- STATED TASK
Set down each line of the material that follows, exactly, with no pictures.
= = = = = = =
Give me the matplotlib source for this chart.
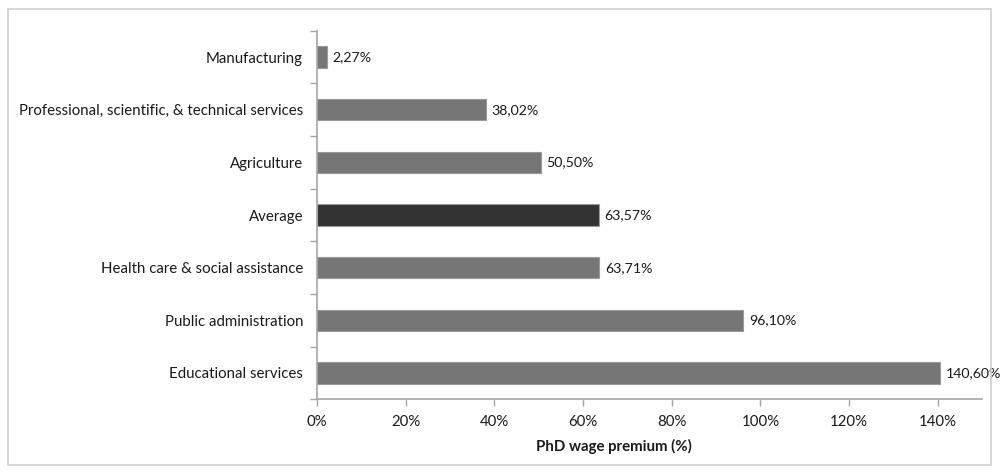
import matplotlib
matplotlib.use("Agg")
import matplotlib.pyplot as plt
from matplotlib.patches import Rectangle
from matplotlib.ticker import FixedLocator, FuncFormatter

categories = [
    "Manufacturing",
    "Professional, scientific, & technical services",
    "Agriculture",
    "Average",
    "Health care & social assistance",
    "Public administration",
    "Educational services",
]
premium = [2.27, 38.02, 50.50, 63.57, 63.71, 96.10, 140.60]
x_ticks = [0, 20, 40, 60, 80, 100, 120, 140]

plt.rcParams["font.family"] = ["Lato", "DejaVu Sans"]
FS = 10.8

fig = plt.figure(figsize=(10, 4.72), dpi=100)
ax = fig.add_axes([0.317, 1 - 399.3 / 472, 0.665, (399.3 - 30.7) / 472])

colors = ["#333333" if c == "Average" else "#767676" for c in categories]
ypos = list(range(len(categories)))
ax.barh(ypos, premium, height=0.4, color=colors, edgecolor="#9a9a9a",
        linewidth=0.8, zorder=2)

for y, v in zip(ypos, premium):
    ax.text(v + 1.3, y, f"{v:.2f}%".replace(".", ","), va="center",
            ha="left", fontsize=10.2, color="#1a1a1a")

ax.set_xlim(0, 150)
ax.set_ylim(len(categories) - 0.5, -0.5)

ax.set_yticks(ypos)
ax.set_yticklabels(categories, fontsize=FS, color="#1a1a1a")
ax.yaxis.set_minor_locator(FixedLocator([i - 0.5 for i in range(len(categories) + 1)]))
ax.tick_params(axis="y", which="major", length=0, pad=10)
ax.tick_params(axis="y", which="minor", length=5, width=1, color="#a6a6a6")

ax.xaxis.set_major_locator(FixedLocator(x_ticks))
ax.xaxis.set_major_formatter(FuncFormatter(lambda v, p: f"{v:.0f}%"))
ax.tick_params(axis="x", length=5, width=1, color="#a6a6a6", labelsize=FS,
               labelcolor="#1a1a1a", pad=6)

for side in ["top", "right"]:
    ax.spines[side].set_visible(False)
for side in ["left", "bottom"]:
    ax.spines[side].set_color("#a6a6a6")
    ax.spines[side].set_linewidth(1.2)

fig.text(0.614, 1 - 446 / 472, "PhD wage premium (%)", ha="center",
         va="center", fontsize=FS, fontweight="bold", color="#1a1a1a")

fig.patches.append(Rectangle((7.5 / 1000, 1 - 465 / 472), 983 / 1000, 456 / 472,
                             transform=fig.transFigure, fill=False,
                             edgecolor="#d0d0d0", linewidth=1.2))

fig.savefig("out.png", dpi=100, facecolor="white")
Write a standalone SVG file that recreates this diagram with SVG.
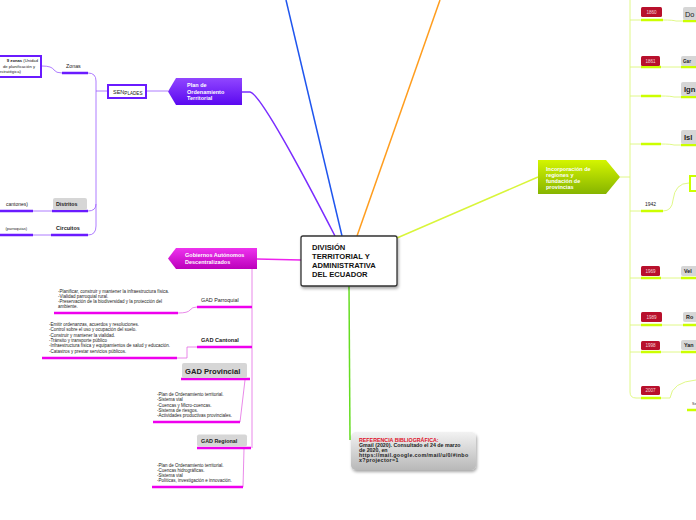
= = = = = = =
- EXPECTED ANSWER
Give me the matplotlib source for this chart.
import matplotlib
matplotlib.use("Agg")
import matplotlib.pyplot as plt
from matplotlib.patches import Rectangle
from matplotlib.ticker import FixedLocator, FuncFormatter

categories = [
    "Manufacturing",
    "Professional, scientific, & technical services",
    "Agriculture",
    "Average",
    "Health care & social assistance",
    "Public administration",
    "Educational services",
]
premium = [2.27, 38.02, 50.50, 63.57, 63.71, 96.10, 140.60]
x_ticks = [0, 20, 40, 60, 80, 100, 120, 140]

plt.rcParams["font.family"] = ["Lato", "DejaVu Sans"]
FS = 10.8

fig = plt.figure(figsize=(10, 4.72), dpi=100)
ax = fig.add_axes([0.317, 1 - 399.3 / 472, 0.665, (399.3 - 30.7) / 472])

colors = ["#333333" if c == "Average" else "#767676" for c in categories]
ypos = list(range(len(categories)))
ax.barh(ypos, premium, height=0.4, color=colors, edgecolor="#9a9a9a",
        linewidth=0.8, zorder=2)

for y, v in zip(ypos, premium):
    ax.text(v + 1.3, y, f"{v:.2f}%".replace(".", ","), va="center",
            ha="left", fontsize=10.2, color="#1a1a1a")

ax.set_xlim(0, 150)
ax.set_ylim(len(categories) - 0.5, -0.5)

ax.set_yticks(ypos)
ax.set_yticklabels(categories, fontsize=FS, color="#1a1a1a")
ax.yaxis.set_minor_locator(FixedLocator([i - 0.5 for i in range(len(categories) + 1)]))
ax.tick_params(axis="y", which="major", length=0, pad=10)
ax.tick_params(axis="y", which="minor", length=5, width=1, color="#a6a6a6")

ax.xaxis.set_major_locator(FixedLocator(x_ticks))
ax.xaxis.set_major_formatter(FuncFormatter(lambda v, p: f"{v:.0f}%"))
ax.tick_params(axis="x", length=5, width=1, color="#a6a6a6", labelsize=FS,
               labelcolor="#1a1a1a", pad=6)

for side in ["top", "right"]:
    ax.spines[side].set_visible(False)
for side in ["left", "bottom"]:
    ax.spines[side].set_color("#a6a6a6")
    ax.spines[side].set_linewidth(1.2)

fig.text(0.614, 1 - 446 / 472, "PhD wage premium (%)", ha="center",
         va="center", fontsize=FS, fontweight="bold", color="#1a1a1a")

fig.patches.append(Rectangle((7.5 / 1000, 1 - 465 / 472), 983 / 1000, 456 / 472,
                             transform=fig.transFigure, fill=False,
                             edgecolor="#d0d0d0", linewidth=1.2))

fig.savefig("out.png", dpi=100, facecolor="white")
Write a standalone SVG file that recreates this diagram with SVG.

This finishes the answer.